Dynamics of worker flows and vacancies: evidence from the sign restriction approach
This paper establishes robust dynamic features of the worker reallocation process in the US labor market. I use structural VARs with sign restrictions, which take the form of restricting the short-run negative relationship between vacancies and unemployment (i.e., Beveridge curve). Despite the ‘weakness’ of these restrictions, they reveal a clear, unambiguous pattern that, when unemployment increases and vacancies drop, (i) both the separation rate and gross separations rise quickly and remain persistently high, (ii) the job finding rate and vacancies drop in a hump‐shaped manner, and (iii) gross hires respond little initially, but eventually rise.
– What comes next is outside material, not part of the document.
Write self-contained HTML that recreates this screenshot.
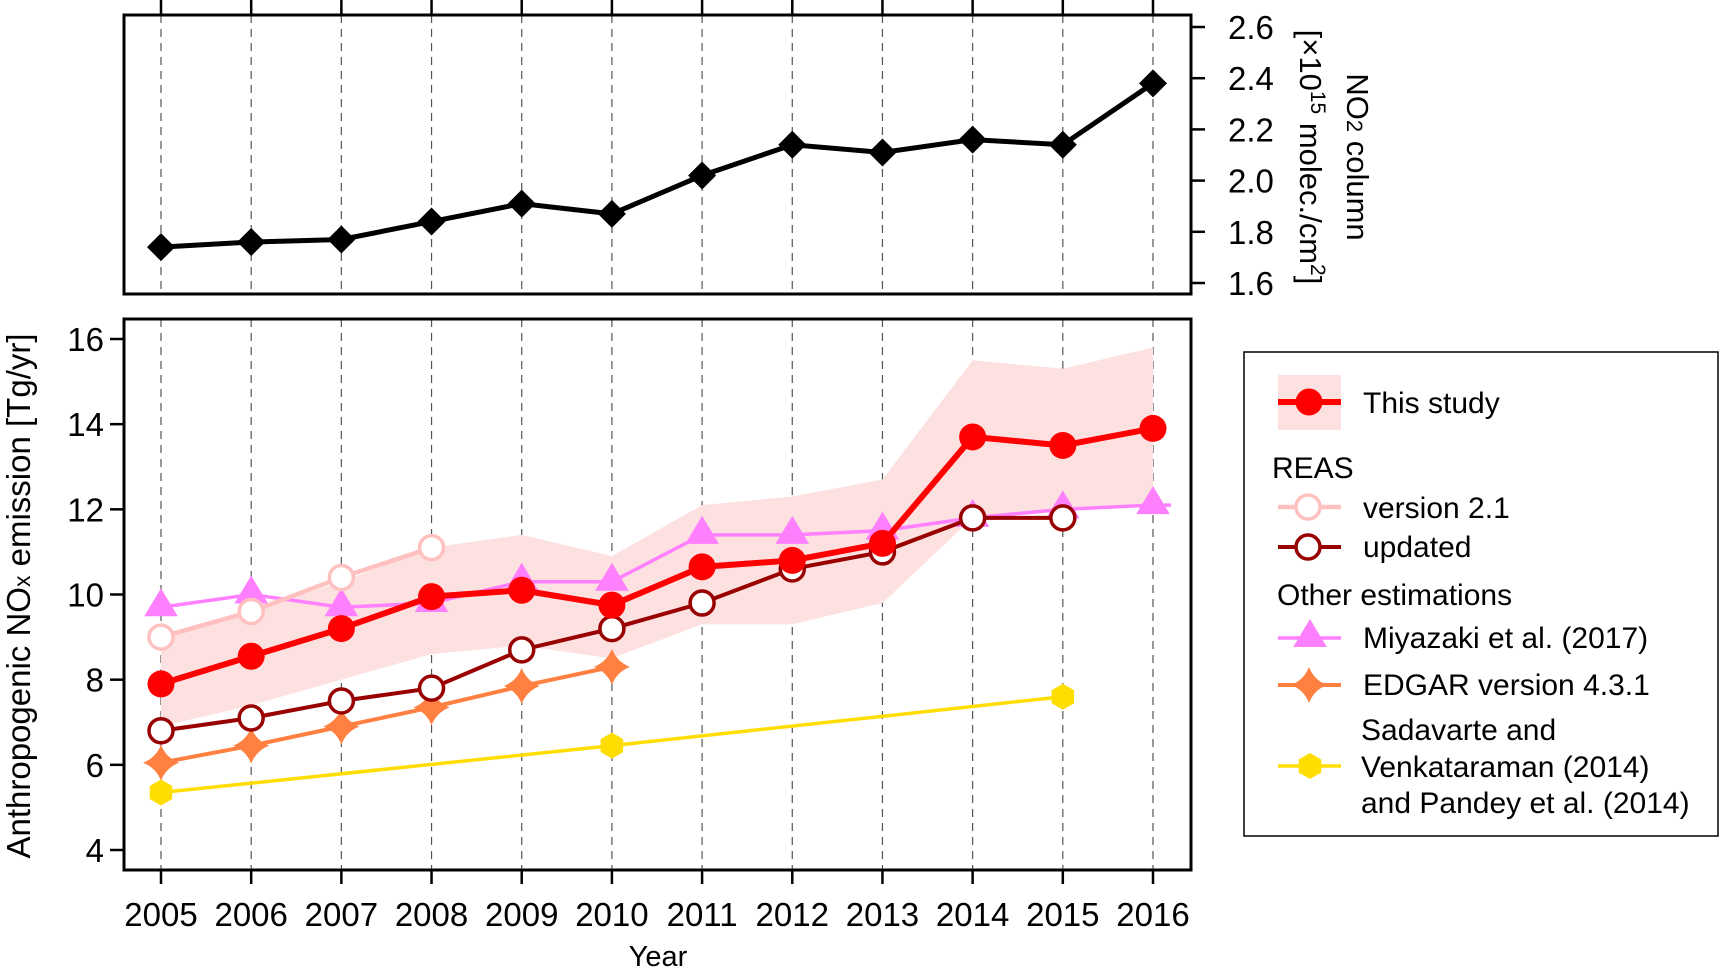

These results point to the importance of job loss in understanding US labor market dynamics. This pattern also holds with respect to different kinds of shocks that induce the same Beveridge curve relationship. This paper also considers the ‘disaggregate model’, which uses data disaggregated into six demographic groups and incorporates transitions into and out of the labor force. I show that the separation rate continues to play a dominant role among prime‐age male workers, while, for other groups, changes in the job finding rate are more important. Copyright (C) 2009 John Wiley & Sons, Ltd.
Volume (Year): 26 (2011)
Issue (Month): 1 (January/February)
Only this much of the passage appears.